* REQUIREMENTS *
Search the material for the word "image" and report each line where it turns up.

* RECORDED DATA *
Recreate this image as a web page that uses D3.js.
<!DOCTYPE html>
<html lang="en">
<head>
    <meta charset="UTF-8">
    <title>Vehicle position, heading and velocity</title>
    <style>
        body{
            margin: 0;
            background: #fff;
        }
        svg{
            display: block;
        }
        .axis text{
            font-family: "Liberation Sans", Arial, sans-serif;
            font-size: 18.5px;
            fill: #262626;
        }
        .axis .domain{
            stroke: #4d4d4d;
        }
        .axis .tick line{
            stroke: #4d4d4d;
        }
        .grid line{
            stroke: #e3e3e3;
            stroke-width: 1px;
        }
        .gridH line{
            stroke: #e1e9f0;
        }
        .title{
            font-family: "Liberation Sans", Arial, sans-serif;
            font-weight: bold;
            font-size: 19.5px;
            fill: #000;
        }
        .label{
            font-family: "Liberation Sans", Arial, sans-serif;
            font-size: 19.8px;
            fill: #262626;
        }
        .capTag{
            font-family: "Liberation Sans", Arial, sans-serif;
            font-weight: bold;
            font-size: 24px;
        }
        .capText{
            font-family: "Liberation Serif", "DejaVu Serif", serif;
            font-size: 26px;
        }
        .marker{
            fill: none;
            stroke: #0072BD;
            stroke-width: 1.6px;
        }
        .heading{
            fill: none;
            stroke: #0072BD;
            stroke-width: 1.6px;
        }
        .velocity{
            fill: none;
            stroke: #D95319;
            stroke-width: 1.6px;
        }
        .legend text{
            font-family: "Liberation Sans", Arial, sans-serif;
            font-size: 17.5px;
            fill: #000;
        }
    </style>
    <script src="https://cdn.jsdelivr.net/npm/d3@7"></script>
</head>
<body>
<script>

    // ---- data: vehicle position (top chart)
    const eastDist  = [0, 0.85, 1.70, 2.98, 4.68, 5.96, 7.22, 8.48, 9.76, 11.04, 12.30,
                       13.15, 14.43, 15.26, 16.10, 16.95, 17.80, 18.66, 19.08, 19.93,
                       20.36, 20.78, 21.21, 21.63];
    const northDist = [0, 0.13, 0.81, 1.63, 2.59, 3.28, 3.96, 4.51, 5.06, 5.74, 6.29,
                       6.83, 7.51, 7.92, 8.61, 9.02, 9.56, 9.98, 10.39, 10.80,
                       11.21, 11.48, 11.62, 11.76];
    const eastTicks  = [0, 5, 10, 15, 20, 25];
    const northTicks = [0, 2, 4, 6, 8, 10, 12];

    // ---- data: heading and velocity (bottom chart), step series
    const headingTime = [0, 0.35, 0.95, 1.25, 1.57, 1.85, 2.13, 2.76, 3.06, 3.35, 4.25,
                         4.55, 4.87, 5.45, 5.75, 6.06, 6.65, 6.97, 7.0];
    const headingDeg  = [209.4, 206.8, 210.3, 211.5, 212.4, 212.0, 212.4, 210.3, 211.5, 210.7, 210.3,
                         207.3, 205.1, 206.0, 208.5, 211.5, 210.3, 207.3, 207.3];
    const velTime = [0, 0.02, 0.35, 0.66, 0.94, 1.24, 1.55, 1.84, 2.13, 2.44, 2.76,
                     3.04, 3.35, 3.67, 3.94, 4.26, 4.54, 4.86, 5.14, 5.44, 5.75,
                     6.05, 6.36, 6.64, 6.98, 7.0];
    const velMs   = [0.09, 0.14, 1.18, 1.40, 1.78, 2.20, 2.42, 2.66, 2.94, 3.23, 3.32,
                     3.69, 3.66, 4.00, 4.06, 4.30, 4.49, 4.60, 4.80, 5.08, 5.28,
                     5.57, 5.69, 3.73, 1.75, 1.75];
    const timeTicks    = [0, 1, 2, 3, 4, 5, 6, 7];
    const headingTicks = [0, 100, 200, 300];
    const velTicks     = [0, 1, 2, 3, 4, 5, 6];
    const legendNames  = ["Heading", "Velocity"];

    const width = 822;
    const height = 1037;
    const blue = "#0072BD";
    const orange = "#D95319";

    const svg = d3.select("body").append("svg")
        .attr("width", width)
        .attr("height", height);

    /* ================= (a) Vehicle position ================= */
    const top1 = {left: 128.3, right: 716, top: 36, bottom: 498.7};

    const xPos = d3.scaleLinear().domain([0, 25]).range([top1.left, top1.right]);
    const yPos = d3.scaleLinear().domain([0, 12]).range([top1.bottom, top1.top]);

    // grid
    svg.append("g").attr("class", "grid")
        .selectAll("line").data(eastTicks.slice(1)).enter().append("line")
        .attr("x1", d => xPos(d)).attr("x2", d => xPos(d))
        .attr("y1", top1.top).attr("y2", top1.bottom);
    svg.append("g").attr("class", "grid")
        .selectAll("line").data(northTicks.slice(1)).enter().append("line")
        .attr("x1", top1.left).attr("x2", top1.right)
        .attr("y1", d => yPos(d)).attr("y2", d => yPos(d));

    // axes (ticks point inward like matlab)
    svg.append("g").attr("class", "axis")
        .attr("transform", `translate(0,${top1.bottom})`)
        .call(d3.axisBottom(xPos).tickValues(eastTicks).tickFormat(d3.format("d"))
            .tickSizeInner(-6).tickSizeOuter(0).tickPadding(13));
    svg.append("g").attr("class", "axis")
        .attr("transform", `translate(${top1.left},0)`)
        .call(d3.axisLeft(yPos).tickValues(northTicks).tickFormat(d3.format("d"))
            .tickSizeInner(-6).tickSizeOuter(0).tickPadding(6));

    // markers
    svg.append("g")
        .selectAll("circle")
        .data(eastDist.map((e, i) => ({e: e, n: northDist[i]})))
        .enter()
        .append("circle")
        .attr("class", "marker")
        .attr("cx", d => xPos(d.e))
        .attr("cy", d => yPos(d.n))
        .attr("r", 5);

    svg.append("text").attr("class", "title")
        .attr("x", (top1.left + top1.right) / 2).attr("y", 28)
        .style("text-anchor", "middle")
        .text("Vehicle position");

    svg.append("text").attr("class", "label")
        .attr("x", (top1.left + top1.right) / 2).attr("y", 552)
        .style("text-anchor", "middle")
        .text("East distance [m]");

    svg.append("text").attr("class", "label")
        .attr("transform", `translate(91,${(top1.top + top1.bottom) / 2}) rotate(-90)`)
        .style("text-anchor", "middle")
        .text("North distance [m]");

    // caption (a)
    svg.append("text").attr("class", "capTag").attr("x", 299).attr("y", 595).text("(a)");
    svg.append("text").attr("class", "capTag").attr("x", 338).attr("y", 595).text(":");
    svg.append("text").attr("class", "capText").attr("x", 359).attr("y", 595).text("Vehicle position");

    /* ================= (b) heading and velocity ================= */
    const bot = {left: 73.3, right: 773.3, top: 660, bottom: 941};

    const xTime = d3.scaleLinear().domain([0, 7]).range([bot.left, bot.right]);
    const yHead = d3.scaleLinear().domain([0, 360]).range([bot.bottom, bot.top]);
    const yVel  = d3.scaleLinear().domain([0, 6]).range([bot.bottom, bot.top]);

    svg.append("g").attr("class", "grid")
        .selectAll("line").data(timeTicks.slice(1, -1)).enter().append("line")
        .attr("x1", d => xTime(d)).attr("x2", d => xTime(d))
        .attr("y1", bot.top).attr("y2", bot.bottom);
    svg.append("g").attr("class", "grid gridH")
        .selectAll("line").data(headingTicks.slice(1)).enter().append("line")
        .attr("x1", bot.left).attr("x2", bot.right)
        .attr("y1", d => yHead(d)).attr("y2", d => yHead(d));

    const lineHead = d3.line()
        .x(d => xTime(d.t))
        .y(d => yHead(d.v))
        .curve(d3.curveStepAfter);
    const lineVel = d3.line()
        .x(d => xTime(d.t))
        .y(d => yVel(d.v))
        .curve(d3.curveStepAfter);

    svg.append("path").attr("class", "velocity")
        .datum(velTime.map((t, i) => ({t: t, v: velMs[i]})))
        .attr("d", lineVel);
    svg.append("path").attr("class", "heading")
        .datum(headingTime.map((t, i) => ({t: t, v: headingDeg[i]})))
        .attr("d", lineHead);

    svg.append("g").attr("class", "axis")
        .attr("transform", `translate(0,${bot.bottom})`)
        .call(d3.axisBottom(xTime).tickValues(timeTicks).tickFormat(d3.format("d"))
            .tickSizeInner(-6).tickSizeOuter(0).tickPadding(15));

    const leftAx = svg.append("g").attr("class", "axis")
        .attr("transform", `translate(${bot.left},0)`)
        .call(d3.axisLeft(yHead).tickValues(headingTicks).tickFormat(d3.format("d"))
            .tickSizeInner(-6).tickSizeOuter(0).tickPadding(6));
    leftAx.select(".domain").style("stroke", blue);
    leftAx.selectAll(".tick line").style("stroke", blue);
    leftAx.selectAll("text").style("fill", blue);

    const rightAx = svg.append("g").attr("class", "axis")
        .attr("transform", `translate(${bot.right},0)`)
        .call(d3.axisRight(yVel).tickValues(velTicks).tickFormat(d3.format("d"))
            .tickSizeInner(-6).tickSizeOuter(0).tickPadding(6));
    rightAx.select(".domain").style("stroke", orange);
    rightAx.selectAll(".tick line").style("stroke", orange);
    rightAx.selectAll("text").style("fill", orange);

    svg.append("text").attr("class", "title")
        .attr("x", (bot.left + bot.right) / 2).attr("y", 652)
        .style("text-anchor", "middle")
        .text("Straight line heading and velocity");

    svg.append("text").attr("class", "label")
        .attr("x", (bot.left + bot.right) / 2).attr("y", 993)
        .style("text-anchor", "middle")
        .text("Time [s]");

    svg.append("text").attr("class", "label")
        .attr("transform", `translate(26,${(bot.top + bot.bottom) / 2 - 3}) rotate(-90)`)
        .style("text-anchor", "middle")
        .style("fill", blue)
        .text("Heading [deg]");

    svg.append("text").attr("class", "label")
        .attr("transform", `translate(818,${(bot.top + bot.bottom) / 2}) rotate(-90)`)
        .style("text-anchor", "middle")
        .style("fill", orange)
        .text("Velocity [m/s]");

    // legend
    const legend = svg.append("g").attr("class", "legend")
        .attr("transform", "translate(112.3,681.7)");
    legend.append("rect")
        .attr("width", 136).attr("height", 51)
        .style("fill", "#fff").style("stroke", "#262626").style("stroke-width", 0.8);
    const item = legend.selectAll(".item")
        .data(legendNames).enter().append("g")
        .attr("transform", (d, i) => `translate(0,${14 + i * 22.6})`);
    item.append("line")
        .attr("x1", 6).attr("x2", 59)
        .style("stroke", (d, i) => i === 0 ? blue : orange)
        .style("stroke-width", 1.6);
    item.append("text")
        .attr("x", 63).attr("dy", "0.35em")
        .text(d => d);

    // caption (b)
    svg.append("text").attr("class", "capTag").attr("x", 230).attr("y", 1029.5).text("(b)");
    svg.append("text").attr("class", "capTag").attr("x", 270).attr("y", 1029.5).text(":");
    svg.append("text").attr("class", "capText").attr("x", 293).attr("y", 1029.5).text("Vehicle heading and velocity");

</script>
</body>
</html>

---

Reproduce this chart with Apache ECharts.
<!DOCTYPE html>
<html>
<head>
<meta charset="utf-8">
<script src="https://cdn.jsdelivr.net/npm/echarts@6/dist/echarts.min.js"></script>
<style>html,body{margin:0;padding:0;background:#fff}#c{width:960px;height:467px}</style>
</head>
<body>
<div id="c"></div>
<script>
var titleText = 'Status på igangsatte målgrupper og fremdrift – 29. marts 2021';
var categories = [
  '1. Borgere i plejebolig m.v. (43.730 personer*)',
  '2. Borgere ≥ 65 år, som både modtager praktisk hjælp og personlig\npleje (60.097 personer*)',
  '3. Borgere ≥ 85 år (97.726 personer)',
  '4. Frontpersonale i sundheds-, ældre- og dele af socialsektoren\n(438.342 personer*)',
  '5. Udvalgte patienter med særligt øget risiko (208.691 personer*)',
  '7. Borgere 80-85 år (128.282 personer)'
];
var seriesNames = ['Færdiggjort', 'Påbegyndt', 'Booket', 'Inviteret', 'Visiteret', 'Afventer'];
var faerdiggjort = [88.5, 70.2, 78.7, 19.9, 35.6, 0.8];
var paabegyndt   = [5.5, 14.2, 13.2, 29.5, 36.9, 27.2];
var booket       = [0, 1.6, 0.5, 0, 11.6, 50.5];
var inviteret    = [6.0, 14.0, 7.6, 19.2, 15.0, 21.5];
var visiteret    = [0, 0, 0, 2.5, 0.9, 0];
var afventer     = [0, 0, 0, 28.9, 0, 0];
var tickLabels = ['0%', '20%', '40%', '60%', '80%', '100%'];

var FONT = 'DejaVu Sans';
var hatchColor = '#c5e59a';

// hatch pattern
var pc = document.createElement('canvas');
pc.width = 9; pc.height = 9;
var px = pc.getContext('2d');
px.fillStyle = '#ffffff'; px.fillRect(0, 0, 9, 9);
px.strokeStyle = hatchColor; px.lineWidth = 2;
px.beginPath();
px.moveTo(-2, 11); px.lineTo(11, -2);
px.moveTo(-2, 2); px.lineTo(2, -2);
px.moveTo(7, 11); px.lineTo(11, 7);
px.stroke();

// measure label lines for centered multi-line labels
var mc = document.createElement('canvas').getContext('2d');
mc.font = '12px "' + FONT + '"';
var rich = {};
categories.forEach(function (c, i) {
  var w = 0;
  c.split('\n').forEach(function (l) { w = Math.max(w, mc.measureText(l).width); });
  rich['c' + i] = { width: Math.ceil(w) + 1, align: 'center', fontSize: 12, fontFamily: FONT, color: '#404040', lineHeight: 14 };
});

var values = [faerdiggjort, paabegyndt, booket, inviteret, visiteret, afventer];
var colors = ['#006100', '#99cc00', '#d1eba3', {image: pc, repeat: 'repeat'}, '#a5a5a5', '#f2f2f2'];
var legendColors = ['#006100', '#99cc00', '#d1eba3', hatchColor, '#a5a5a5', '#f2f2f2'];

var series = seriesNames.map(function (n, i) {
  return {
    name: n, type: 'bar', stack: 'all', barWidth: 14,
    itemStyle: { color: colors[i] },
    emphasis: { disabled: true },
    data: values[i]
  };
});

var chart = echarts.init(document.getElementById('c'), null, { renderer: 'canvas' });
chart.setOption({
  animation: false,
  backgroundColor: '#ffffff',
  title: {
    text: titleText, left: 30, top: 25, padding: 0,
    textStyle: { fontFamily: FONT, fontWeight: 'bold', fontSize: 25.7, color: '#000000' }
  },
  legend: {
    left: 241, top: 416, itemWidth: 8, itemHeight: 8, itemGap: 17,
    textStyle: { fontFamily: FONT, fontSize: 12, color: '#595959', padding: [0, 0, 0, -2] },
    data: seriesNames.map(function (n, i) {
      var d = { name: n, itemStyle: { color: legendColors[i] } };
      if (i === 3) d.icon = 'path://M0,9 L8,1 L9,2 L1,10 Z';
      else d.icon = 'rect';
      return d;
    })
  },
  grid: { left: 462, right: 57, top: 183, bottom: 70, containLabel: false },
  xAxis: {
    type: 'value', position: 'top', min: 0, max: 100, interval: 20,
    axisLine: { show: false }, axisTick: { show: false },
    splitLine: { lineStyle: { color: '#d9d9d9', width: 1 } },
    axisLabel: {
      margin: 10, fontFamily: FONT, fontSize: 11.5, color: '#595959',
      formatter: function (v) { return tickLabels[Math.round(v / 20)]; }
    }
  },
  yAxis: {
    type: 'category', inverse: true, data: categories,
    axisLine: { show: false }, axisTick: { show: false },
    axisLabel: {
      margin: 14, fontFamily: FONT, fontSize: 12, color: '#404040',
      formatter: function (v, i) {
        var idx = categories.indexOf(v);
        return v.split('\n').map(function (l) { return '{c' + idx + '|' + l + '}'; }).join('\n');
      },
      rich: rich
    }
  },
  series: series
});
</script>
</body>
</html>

---

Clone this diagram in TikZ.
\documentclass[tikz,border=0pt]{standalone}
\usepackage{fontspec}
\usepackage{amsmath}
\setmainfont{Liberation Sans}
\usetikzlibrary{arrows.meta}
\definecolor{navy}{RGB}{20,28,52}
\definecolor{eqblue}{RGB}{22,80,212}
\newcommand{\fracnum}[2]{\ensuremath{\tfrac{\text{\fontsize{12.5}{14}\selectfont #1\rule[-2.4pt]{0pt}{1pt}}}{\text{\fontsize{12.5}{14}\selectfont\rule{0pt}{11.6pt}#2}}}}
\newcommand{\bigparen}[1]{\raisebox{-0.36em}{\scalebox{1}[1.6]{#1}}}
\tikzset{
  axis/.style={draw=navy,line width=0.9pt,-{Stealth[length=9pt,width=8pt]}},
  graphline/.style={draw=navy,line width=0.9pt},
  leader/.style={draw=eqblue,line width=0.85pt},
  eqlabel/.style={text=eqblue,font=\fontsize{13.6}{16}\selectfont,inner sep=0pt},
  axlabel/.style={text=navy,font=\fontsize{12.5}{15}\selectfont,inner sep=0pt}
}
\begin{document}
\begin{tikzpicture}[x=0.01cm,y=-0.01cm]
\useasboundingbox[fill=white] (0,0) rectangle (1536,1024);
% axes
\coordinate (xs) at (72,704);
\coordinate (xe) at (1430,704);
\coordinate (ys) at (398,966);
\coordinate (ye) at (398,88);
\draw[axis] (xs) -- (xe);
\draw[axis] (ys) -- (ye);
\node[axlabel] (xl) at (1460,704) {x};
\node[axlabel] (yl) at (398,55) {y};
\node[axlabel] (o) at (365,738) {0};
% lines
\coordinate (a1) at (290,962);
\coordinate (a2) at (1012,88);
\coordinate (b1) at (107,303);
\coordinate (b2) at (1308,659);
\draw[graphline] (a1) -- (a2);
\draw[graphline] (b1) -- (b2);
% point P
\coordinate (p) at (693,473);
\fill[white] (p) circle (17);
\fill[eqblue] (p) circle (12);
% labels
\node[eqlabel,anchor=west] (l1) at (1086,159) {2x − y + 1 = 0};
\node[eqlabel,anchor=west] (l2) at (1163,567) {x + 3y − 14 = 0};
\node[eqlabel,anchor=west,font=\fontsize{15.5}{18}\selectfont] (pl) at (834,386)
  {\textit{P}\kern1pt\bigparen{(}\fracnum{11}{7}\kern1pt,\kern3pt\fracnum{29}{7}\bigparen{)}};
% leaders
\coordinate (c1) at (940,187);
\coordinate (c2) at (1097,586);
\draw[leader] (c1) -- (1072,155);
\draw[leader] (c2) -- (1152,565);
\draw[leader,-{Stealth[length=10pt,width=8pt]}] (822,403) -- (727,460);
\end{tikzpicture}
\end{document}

* CORRECT RESPONSE *
Recreate this image as a web page that uses D3.js.
var colors = ['#006100', '#99cc00', '#d1eba3', {image: pc, repeat: 'repeat'}, '#a5a5a5', '#f2f2f2'];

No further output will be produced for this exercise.